IEEE Xplore Access:
Constantinos Papayannis, Christine Evers and Patrick A. Naylor
Acoustic channels are typically described by their Acoustic Impulse Response (AIR) as a Moving Average (MA) process. Such AIRs are often considered in terms of their early and late parts, describing discrete reflections and the diffuse reverberation tail respectively. We propose an approach for constructing a sparse parametric model for the early part. The model aims at reducing the number of parameters needed to represent it and subsequently reconstruct from the representation the MA coefficients that describe it. It consists of a representation of the reflections arriving at the receiver as delayed copies of an excitation signal. The Time-Of-Arrivals of reflections are not restricted to integer sample instances and a dynamically estimated model for the excitation sound is used. We also present a corresponding parameter estimation method, which is based on regularized-regression and nonlinear optimization.
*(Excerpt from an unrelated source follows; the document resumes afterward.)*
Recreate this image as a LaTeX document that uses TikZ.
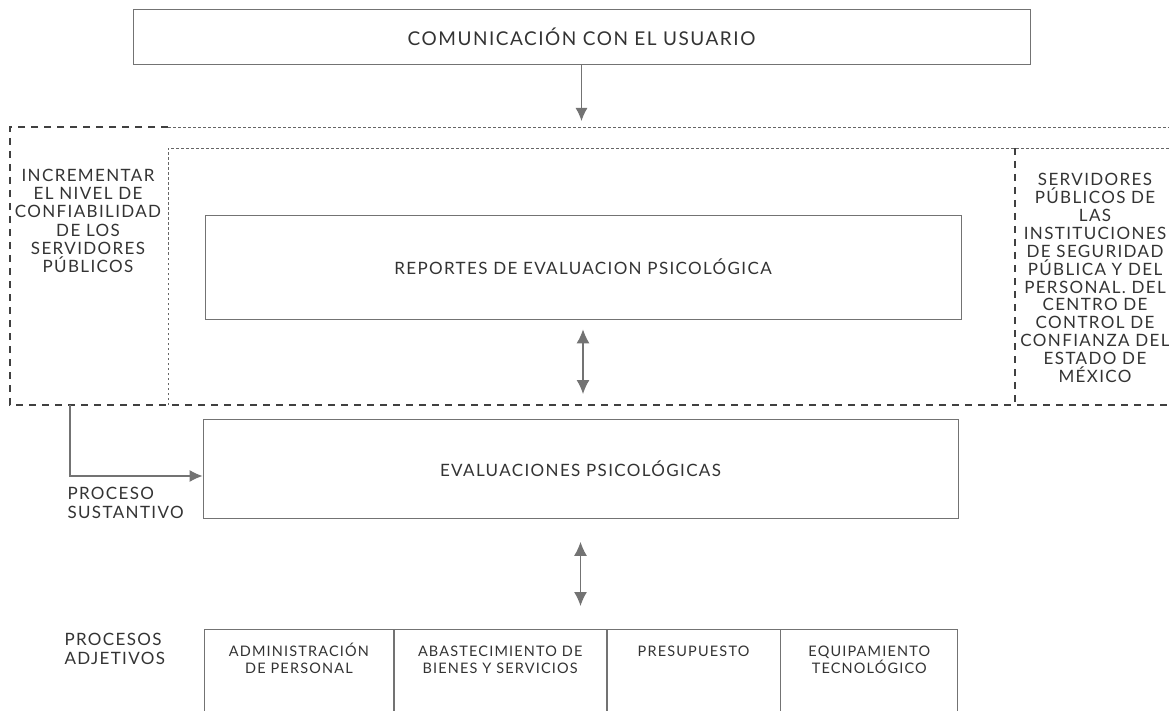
\documentclass[tikz,border=0pt]{standalone}
\usepackage{fontspec}
\setmainfont{Lato}[LetterSpace=8]
\usepackage{tikz}
\usetikzlibrary{arrows.meta}
\usepackage{xcolor}

\begin{document}
\begin{tikzpicture}[x=1pt,y=-1pt,
  caja/.style={rectangle,draw=black!55,line width=0.8pt,inner sep=0pt},
  texto/.style={text=black!80,align=center,font=\fontsize{17}{18.3}\selectfont},
  textocelda/.style={text=black!80,align=center,inner sep=0pt,font=\fontsize{14.5}{17}\selectfont},
  rayado/.style={draw=black!75,line width=1.3pt,dash pattern=on 7pt off 6pt},
  punteado/.style={draw=black!60,line width=0.7pt,dash pattern=on 2.5pt off 2.5pt},
  flecha/.style={draw=black!55,line width=1.2pt,-{Latex[length=13pt,width=12pt]}},
  doble/.style={draw=black!55,line width=1.2pt,{Latex[length=14pt,width=13pt]}-{Latex[length=14pt,width=13pt]}}]
\path[use as bounding box,clip] (0,0) rectangle (1169,711);

\node [caja,minimum width=897pt,minimum height=55pt] (usuario) at (581.5,36.5)
  {\fontsize{19}{21}\selectfont\color{black!80}COMUNICACIÓN CON EL USUARIO};

% recuadros rayados
\draw [rayado] (168,127) -- (10,127) -- (10,405) -- (1175,405);
\draw [punteado] (168,127) -- (1175,127);
\draw [punteado] (168,405) -- (168,148) -- (1175,148);
\draw [rayado] (1015,148) -- (1015,405);

\node [texto] (incrementar) at (88,221)
  {INCREMENTAR\\EL NIVEL DE\\CONFIABILIDAD\\DE LOS\\SERVIDORES\\PÚBLICOS};
\node [texto,font=\fontsize{17}{17.9}\selectfont] (servidores) at (1095,278)
  {SERVIDORES\\PÚBLICOS DE\\LAS\\INSTITUCIONES\\DE SEGURIDAD\\PÚBLICA Y DEL\\PERSONAL. DEL\\CENTRO DE\\CONTROL DE\\CONFIANZA DEL\\ESTADO DE\\MÉXICO};

\node [caja,minimum width=756pt,minimum height=104pt,text=black!80,font=\fontsize{17}{19}\selectfont] (reportes) at (583,267)
  {REPORTES DE EVALUACION PSICOLÓGICA};
\node [caja,minimum width=755pt,minimum height=99pt,text=black!80,font=\fontsize{17}{19}\selectfont] (evaluaciones) at (580.5,469)
  {EVALUACIONES PSICOLÓGICAS};

\node [texto,align=left,anchor=north west] (sustantivo) at (64,484) {PROCESO\\SUSTANTIVO};
\node [texto,align=left,anchor=north west] (adjetivos) at (61,630) {PROCESOS\\ADJETIVOS};

% procesos adjetivos
\node [caja,minimum width=189pt,minimum height=110pt,anchor=north west] (admin) at (204,629) {};
\node [caja,minimum width=212pt,minimum height=110pt,right=0pt,at=(admin.east)] (abasto) {};
\node [caja,minimum width=173pt,minimum height=110pt,right=0pt,at=(abasto.east)] (presupuesto) {};
\node [caja,minimum width=177pt,minimum height=110pt,right=0pt,at=(presupuesto.east)] (equipo) {};

\node [textocelda,below=14pt,at=(admin.north)] (admintxt) {\vphantom{Ó}ADMINISTRACIÓN\\DE PERSONAL};
\node [textocelda,below=14pt,at=(abasto.north)] (abastotxt) {\vphantom{Ó}ABASTECIMIENTO DE\\BIENES Y SERVICIOS};
\node [textocelda,below=14pt,at=(presupuesto.north)] (presupuestotxt) {\vphantom{Ó}PRESUPUESTO};
\node [textocelda,below=14pt,at=(equipo.north)] (equipotxt) {\vphantom{Ó}EQUIPAMIENTO\\TECNOLÓGICO};

% conectores
\coordinate (entrada) at (581.5,121);
\coordinate (finreportes) at (583,394);
\coordinate (bajada) at (70,405);
\coordinate (codo) at (70,476);

\draw [flecha] (usuario) -- (entrada);
\draw [doble,shorten <=10pt] (reportes.south) -- (finreportes);
\draw [flecha] (bajada) -- (codo) -- (codo -| evaluaciones.west);
\draw [doble,shorten <=23pt,shorten >=23pt] (evaluaciones.south) -- (evaluaciones.south |- abasto.north);
\end{tikzpicture}
\end{document}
The proposed method also serves as an analysis tool, since estimated parameters can be used for the estimation of room geometry, the mixing time and other channel properties. Experiments involving simulated and measured AIRs are presented, in which the AIR coefficient reconstruction-error energy does not exceed 11.4% of the energy of the original AIR coefficients. The results also indicate dimensionality reduction figures exceeding 90% when compared to a MA process representation.